TRIBUNNEWS.COM - Iran membantah laporan yang menyebut pihaknya mengirim bantuan senjata ke Rusia untuk perang melawan Ukraina.
Laporan itu muncul pertama kali di media Amerika Serikat, The Wall Street Journal (WSJ).
WSJ menyebut laporan mereka berdasarkan bukti yang diberikan oleh pejabat-pejabat AS dan Eropa.
Sebelumnya, pemerintahan Joe Biden di AS mengancam akan merespons dengan keras jika Iran mengirimkan senjata kepada Rusia.
Bulan lalu, Reuters juga melaporkan bahwa Iran berencana mengirimkan ratusan rudal balistik jarak pendek Fath 360 ke Rusia.
Namun, dalam sebuah pernyataan yang dibagikan kepada Newsweek, Misi Iran untuk Perserikatan Bangsa-Bangsa (PBB) menyatakan bahwa Iran tidak menyediakan senjata baik kepada Rusia maupun Ukraina.
"Posisi Iran terhadap konflik Ukraina tetap tidak berubah," kata Misi Iran.
"Iran menganggap pemberian bantuan militer kepada pihak-pihak yang terlibat dalam konflik, yang menyebabkan meningkatnya korban jiwa, kerusakan infrastruktur, dan menjauhnya dari negosiasi gencatan senjata, merupakan tindakan yang tidak manusiawi."
"Oleh karena itu, Iran tidak hanya tidak terlibat dalam tindakan tersebut, tetapi juga meminta negara lain untuk menghentikan pasokan senjata kepada pihak-pihak yang terlibat dalam konflik."
Pejabat AS dan Eropa sebelumnya menuduh Iran menyediakan sejumlah drone kepada Rusia.
Militer Rusia sering terlihat menggunakan drone Shahed Iran, yang dikenal dengan "drone bunuh diri."

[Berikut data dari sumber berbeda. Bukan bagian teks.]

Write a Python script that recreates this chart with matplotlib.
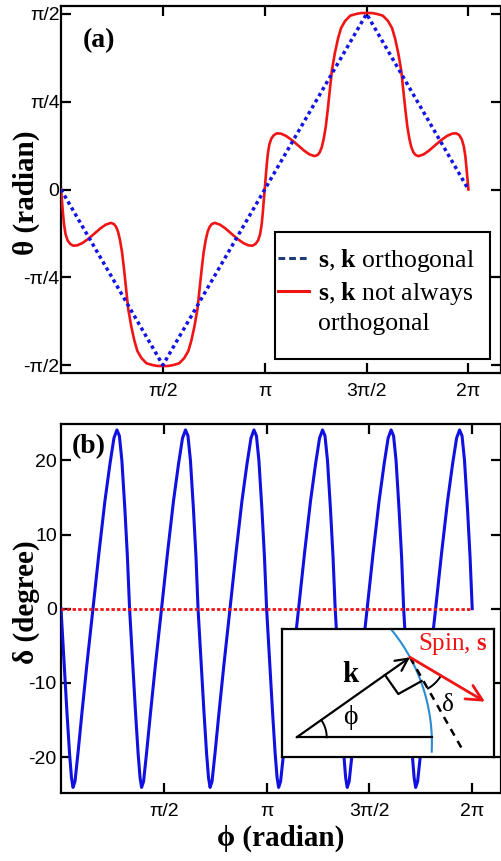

Baca juga: Netanyahu: Jika Israel Pergi dari Philadelphia, Hamas Akan Bawa Sandera ke Iran dan Yaman
Dalam salah satu contoh terbaru, Angkatan Bersenjata Ukraina mengumumkan pada hari Jumat bahwa penembak antipesawat mereka telah menembak jatuh drone Shahed di atas wilayah Kyiv.
Pejabat Iran sebelumnya mengakui telah mengirim beberapa drone ke Rusia di awal-awal perang.
Namun, kini disebutkan bahwa tidak ada kesepakatan baru yang dicapai.
Sementara itu, AS dan negara-negara NATO lainnya terus memberikan dukungan militer kepada Ukraina, termasuk sistem rudal, tank, dan jet tempur.
Menurut pejabat Rusia, bantuan dari Barat hanya akan memicu perang dan meningkatkan risiko konfrontasi yang lebih besar.
Iran dan Rusia telah memperkuat hubungan selama dekade terakhir.
Keduanya memiliki tujuan bersama, yakni mendukung pasukan pemerintah di Suriah untuk melawan pasukan pemberontak (yang sebagian didukung oleh AS), serta kelompok militan Negara Islam (ISIS).
Hubungan ini berlanjut sejak Rusia melancarkan konflik skala besar terhadap negara tetangga Ukraina pada Februari 2022.
Iran juga berupaya membeli pesawat Rusia, khususnya jet Sukhoi Su-35, dan telah menyatakan minatnya untuk membeli sistem pertahanan udara canggih juga.
Meski Iran telah banyak berinvestasi dalam memperluas persenjataan ofensif dan defensif yang diproduksi di dalam negeri, kekhawatiran atas keamanan nasional telah meningkat sejak dimulainya perang di Gaza.
Iran mendukung Hamas dan sejumlah faksi Poros Perlawanan lainnya yang melancarkan operasi melawan Israel.
Iran bersumpah untuk melancarkan serangan langsung terhadap Israel setelah kematian kepala Biro Politik Hamas, Ismail Haniyeh, di Teheran pada akhir Juli lalu.
Pejabat Israel juga mengancam akan melakukan tindakan militer terhadap Iran.
Hingga saat ini, setidaknya 40.878 orang tewas dan 94.454 orang terluka dalam perang Israel di Gaza, lapor Al Jazeera.
Baca juga: Israel Tembak Mati 2 Perempuan di Tepi Barat: 1 dari AS, Satunya Lagi Warga Palestina
Pasukan Israel terus menggempur Jalur Gaza dan wilayah lainnya di Tepi Barat.
Terbaru, Israel mengatakan pihaknya menyerang sekolah Halimah al-Saadiyah di Gaza utara, tempat delapan warga Palestina dilaporkan tewas di tempat penampungan tenda.
Lima orang juga tewas di kamp pengungsi Nuseirat di Gaza tengah.